Similarly, at these shows there are usually a lot of well-known hobbyists, who are either speaking or just attending the show, and again these individuals can provide a wealth of information.  Amazingly most of these individuals are quite happy to answer everyone’s questions. I have never seen anyone whether it is Julian being asked for the 1000th time what something is, and he almost never gets stumped, or Sanjay being asked what light to use on a specific tank, they have always been happy to do so.  And at most of these shows the talks these individuals give should be attended, especially now that they no longer schedule too many talks during the shows. I am always amazed at how many new things I learn listening to the numerous experts give a talk or just hanging out with them. Lastly during these talks many of them include lots of pictures of tanks and corals. So this is not only a good source for new ideas, I also find it motivating for me to try and get my tanks up to the standards I see in these talks. So even if you are starting to feel a little lethargic about the hobby, attending them can produce a lot of benefits.

     So if seeing more beautiful corals than you ever could have imagined along with the latest technology as well as getting to talk with the experts in the field isn’t enough there is another reason more important than those for which you should attend: the camaraderie.  After being in this hobby for most of my adult life I still find it great to get to hang out with people I’ve considered friends who I’ve met through the hobby who have been my friends for 10, 20 and some almost 30 years.

And luckily I am not alone, as one of the things I see at these events is that just about everyone gets along and everyone seems to share the same addiction, err passion for the hobby. As a result these events are a great opportunity to just sit and bs about different aspects of the hobby for pretty much the entire time. Granted if you did this all the time it would wear you out, but for most of us spending one or two weekends with other people as passionate about the hobby as we are is kind of refreshing. Because let’s face it, most of our families and friends do not share this passion, it would be great if they did, so going to a show, even if it is just a frag swap, can really energize us about the hobby. And from what I have found, once you start going to these and making friends, the friends you make usually end up your friends for a long time. So if you go to one or two a year, you immediately feel comfortable, because your friends are there.

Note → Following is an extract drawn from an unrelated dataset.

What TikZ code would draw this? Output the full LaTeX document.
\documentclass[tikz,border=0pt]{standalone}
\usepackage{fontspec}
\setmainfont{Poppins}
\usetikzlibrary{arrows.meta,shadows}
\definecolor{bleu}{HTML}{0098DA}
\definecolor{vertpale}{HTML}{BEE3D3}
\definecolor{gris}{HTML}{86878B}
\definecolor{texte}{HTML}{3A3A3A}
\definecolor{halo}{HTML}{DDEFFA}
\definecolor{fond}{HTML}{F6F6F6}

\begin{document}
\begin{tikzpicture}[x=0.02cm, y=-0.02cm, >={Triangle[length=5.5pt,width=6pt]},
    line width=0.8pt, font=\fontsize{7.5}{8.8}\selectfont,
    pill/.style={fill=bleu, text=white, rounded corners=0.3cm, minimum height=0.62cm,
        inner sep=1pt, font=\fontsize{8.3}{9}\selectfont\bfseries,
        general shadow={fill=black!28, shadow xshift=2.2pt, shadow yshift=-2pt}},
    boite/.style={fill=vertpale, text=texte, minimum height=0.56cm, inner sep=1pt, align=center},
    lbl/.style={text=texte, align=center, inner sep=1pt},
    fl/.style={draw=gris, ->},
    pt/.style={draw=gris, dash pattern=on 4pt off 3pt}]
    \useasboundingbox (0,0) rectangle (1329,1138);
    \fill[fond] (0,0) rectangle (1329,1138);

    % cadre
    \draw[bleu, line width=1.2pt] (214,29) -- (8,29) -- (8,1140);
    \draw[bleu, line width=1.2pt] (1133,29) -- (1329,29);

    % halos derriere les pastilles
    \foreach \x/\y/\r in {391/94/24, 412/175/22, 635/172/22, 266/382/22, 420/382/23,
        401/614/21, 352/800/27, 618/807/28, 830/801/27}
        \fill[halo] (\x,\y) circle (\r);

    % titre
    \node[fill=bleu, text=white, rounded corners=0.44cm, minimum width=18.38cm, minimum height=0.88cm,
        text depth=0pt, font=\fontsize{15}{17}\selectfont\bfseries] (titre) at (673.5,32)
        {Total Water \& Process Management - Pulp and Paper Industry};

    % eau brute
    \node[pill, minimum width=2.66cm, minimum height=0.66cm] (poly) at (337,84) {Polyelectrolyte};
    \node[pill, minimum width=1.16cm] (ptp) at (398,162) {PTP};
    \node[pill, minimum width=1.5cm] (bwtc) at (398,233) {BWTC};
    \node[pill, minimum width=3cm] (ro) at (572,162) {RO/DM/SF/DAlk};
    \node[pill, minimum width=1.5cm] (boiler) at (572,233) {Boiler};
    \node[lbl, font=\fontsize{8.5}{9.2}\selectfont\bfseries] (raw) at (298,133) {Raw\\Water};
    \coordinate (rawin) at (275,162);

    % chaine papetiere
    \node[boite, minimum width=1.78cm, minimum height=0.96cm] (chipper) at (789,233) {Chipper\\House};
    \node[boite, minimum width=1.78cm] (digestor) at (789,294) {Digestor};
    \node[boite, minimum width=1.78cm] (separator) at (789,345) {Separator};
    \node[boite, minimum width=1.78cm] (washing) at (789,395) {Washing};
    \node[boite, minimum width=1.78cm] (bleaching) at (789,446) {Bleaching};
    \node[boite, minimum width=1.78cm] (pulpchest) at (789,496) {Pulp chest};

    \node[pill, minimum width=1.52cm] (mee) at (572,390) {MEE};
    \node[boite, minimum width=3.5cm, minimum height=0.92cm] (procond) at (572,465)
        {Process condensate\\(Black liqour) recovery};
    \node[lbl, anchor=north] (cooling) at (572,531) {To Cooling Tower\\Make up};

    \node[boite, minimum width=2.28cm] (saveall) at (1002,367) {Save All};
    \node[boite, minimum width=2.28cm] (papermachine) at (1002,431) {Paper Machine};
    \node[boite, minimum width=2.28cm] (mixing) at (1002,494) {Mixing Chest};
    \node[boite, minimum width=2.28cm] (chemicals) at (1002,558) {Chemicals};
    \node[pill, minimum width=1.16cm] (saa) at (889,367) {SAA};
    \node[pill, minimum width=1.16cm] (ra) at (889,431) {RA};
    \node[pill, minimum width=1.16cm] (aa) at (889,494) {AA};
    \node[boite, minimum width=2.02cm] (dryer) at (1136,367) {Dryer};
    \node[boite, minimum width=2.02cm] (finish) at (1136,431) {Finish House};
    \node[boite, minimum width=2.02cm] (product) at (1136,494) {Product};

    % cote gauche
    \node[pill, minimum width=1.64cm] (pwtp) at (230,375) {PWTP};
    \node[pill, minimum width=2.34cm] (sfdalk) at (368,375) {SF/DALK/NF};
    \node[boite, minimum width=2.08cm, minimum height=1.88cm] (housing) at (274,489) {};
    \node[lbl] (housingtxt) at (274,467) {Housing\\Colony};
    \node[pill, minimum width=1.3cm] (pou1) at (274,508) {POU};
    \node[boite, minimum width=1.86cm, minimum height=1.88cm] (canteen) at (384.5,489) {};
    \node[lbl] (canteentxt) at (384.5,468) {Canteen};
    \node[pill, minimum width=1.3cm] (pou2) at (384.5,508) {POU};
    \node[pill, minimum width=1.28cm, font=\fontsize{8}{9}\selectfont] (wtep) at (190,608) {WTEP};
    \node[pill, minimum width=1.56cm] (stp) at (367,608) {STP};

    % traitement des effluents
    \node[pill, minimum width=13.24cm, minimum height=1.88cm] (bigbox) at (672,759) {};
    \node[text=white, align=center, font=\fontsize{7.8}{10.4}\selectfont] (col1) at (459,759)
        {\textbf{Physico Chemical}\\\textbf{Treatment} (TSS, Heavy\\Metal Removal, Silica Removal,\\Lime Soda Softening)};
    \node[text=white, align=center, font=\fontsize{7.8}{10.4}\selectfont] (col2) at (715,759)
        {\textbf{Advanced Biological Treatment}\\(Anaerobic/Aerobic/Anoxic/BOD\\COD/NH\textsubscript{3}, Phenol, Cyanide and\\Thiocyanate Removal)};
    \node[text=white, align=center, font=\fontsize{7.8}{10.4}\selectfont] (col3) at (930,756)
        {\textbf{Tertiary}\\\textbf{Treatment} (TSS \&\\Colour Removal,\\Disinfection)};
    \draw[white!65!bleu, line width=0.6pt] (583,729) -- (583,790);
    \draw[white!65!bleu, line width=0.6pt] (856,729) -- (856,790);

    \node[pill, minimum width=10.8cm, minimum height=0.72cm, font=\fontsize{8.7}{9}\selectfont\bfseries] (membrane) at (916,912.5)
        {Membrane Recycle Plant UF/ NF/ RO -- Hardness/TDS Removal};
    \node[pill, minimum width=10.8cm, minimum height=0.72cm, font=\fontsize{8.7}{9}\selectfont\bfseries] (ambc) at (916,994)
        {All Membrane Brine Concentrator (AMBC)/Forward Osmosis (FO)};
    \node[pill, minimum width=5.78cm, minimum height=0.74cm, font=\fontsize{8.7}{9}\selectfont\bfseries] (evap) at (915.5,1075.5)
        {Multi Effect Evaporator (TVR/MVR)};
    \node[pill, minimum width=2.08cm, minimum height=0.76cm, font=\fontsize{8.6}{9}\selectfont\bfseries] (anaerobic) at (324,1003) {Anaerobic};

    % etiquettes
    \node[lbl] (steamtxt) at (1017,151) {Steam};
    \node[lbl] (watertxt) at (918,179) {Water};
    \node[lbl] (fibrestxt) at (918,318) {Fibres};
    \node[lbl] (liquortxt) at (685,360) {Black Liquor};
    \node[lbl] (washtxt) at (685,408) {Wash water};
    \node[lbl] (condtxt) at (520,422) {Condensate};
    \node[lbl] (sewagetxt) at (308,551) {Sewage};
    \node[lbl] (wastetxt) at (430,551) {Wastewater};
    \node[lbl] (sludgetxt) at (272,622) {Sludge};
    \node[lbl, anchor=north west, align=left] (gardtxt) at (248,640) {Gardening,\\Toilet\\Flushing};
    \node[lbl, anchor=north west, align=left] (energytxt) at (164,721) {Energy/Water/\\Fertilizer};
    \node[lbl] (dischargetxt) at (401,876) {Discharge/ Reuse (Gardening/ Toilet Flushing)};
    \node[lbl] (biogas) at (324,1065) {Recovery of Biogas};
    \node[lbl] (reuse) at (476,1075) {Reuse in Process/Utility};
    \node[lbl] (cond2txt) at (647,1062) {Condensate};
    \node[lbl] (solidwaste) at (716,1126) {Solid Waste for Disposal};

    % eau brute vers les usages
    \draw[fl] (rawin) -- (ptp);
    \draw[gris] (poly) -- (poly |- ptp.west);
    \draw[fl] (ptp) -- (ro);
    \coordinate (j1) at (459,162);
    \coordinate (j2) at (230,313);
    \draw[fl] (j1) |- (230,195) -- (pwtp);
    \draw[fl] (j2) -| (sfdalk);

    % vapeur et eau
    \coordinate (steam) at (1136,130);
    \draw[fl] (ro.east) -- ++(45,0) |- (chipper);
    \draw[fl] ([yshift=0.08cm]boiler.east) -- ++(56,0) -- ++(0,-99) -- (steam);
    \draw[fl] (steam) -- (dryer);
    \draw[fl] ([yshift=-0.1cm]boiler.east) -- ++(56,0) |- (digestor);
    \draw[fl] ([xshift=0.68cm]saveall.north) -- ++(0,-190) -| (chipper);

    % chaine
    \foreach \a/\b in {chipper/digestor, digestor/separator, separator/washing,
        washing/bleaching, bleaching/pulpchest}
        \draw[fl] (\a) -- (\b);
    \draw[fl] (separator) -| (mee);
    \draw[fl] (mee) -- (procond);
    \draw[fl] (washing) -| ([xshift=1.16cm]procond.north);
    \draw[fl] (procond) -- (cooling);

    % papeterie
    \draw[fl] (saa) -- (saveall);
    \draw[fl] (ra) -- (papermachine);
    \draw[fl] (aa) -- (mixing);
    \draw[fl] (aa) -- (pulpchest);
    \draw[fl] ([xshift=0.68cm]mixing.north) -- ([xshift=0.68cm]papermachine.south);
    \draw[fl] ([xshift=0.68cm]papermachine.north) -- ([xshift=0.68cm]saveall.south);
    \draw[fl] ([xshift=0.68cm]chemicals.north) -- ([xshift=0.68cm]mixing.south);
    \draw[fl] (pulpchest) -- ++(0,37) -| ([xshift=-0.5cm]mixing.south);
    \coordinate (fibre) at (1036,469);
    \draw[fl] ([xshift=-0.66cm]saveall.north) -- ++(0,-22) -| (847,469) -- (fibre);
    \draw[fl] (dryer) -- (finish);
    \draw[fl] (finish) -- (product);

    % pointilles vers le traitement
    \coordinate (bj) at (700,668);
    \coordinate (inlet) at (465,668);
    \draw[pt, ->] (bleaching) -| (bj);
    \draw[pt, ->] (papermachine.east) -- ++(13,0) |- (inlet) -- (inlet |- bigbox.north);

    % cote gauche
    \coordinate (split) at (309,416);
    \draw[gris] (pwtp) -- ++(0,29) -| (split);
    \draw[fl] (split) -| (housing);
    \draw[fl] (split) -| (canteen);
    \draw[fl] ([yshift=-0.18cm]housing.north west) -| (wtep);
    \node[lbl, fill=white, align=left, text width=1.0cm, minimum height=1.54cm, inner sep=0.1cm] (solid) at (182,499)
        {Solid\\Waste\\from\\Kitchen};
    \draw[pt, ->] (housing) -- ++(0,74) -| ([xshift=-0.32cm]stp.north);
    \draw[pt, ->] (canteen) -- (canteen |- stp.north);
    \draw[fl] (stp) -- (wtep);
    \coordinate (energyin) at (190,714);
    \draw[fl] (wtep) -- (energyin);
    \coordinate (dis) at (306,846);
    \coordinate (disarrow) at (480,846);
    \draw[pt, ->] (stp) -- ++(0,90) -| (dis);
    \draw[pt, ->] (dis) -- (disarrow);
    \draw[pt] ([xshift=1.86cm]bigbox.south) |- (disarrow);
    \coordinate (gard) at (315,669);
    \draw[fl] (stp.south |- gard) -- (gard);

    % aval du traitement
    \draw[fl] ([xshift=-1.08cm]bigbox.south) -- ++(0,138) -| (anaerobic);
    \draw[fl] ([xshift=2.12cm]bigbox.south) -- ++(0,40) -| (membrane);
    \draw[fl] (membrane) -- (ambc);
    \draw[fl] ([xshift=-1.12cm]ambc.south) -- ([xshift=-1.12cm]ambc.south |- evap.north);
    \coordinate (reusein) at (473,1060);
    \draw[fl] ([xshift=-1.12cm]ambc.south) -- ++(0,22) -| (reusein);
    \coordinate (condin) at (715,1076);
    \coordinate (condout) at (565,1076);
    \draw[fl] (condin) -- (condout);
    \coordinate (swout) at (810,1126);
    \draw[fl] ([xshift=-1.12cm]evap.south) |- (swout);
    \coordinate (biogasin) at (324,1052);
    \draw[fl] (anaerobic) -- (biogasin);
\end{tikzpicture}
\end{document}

     Please understand it is not my job to tell anyone what to do or how to spend their money, even though all of these events are relatively inexpensive. Far less less than the price of most frags let’s say.  However, if you are serious about the hobby, and I’m guessing you are if you are reading this, then you should save up and go to MACNA, or Reefapalooza or ReefStock or the next local frag swap if for no other reason than to make friends that you may have for life. But getting to ask Sanjay for the millionth time why he hates blue light is just an added bonus. And if you see me at one of these please don’t be shy, and introduce yourself I’m always happy to talk with other people as passionate about the hobby as I am.  One last thing, you should prepare ahead of time to bring something home. Despite my best intentions not to, I still always find at least one thing I want to bring home and I expect you will too.